What is the Direct Action plan?
The Direct Action plan is the government's plan to reduce CO2 emissions. It replaces Labor's carbon pricing mechanism. The government describes their plan as the cheapest, simplest and most effective option.
How did Labor's carbon pricing mechanism work?
Under Labor's carbon pricing mechanism, the country's biggest polluters paid for the amount of pollution they produced, giving them an incentive to reduce emissions. Compensation was then paid to taxpayers to help mitigate any price increases, such as the cost of electricity, being passed on, effectively making it cost neutral to everyone except the polluters. An ANU study found CO2 emissions fell by as much as 17 million tonnes in the first two years of carbon pricing.
As you can see, expensive, complex and ineffective.
Wasn't Labor's carbon pricing mechanism a carbon tax?
That's correct. Any from of government pricing that occurs under Labor is called a "tax". When the same thing happens under a Coalition government it is called a "levy".
How is the government's Direct Action plan better?
Three ways:
1. It's cheaper: The main feature of the direct action policy is the creation of an Emissions Reduction Fund, which will cost levy-payers a mere $3 billion over four years.
How is that cheaper?
The government will get back to you on that.
2. It's simpler: instead of charging big polluters, the government will fund businesses to either lower emissions or offset them. Emission reductions will be achieved through a range of measures such as capturing landfill gas and improving soil carbon.
How do you capture landfill gas or improve soil carbon?
The government will get back to you on that.
The reduction estimates must be credible and verified.
What criteria will be used to determine credibility and how will they be verified?
The government will get back to you on that.
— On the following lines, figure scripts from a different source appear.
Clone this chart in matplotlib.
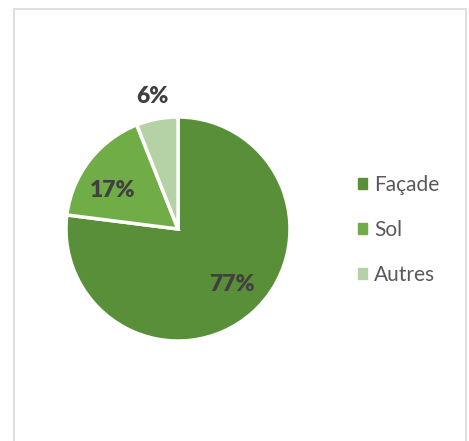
import matplotlib.pyplot as plt
import matplotlib.patches as mpatches
import numpy as np

plt.rcParams['font.family'] = ['Lato', 'DejaVu Sans']

labels = ['Façade', 'Sol', 'Autres']
values = [77, 17, 6]
colors = ['#5A8F3A', '#70AD47', '#B4D2A6']

W, H = 469, 441
fig = plt.figure(figsize=(W / 100, H / 100), dpi=100)

# outer frame (bottom edge runs off the image)
fig.patches.append(mpatches.Rectangle((14 / W, -10 / H), 452 / W, 442 / H,
                                      transform=fig.transFigure, fill=False,
                                      edgecolor='#D9D9D9', linewidth=1.2))

cx, cy, r = 178, 229, 112
ax = fig.add_axes([(cx - r) / W, (H - cy - r) / H, 2 * r / W, 2 * r / H])
wedges, _ = ax.pie(values, colors=colors, startangle=90, counterclock=False,
                   wedgeprops=dict(edgecolor='white', linewidth=2.5))
ax.set_xlim(-1, 1)
ax.set_ylim(-1, 1)

# label placement: distance from centre and small angle nudge
dist = [0.69, 0.68, 1.2]
nudge = [3, 7, 0]
for w, v, d, n in zip(wedges, values, dist, nudge):
    ang = np.deg2rad((w.theta1 + w.theta2) / 2 + n)
    ax.text(d * np.cos(ang), d * np.sin(ang), f'{v}%', ha='center', va='center',
            fontsize=16.5, fontweight='heavy', color='#404040')

handles = [mpatches.Patch(color=c, label=l) for c, l in zip(colors, labels)]
fig.legend(handles=handles, loc='center left', bbox_to_anchor=(339 / W, (H - 230) / H),
           frameon=False, fontsize=15, handlelength=0.45, handleheight=0.45,
           handletextpad=0.35, labelspacing=1.2, labelcolor='#595959')

fig.savefig('out.png', dpi=100)
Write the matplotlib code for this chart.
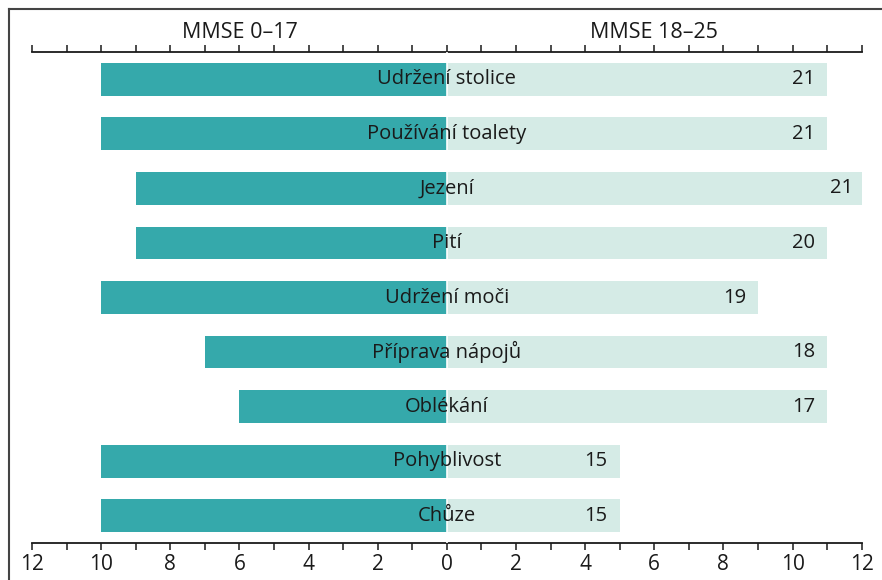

Businesses will need to submit tenders for projects that will either lower emissions or offset them. It will operate as a reverse auction, where businesses compete and undercut each other to win a contract and with it, the government's (ie our) money, which the government says will ensure a reduction of emissions for the best possible price.
How?
That's one they can answer now: Because the reverse auction method mirrors the existing National Water Market, which conducts water buybacks to increase river flows.
Isn't that an obscenely expensive and complex scheme, completely lacking in transparency, which results in billions of dollars going to irrigators for little foreseeable environmental benefit?
The government will get back to you on that.
3. It's more effective: While carbon emissions from the electricity sector fell by 7.6% after the introduction of carbon pricing, they are now beginning to rise again, or at least they have been since the government got rid of carbon pricing, so clearly a more direct approach is necessary. The government is committed to reducing greenhouse gas emissions to 5% below 2000 levels by 2020, a target the independent Climate Change Authority described as "inadequate and not credible". The government acted directly on this assessment by axing the Climate Change Authority. The government have also axed the $10 billion green loans bank and given that money directly to the private sector. The Renewable Energy Target (RET), currently set at 20% by 2020, is looking like it will be directly reduced, solar panel rebates with now be directly capped at 100,000 rebates a year and $4 million dollars will go directly to the climate change denying "think tank", the Australian Consensus Centre.
So doesn't that mean the Direct Action plan is complete crap?
Bjorn Lomborg will get back to you on that.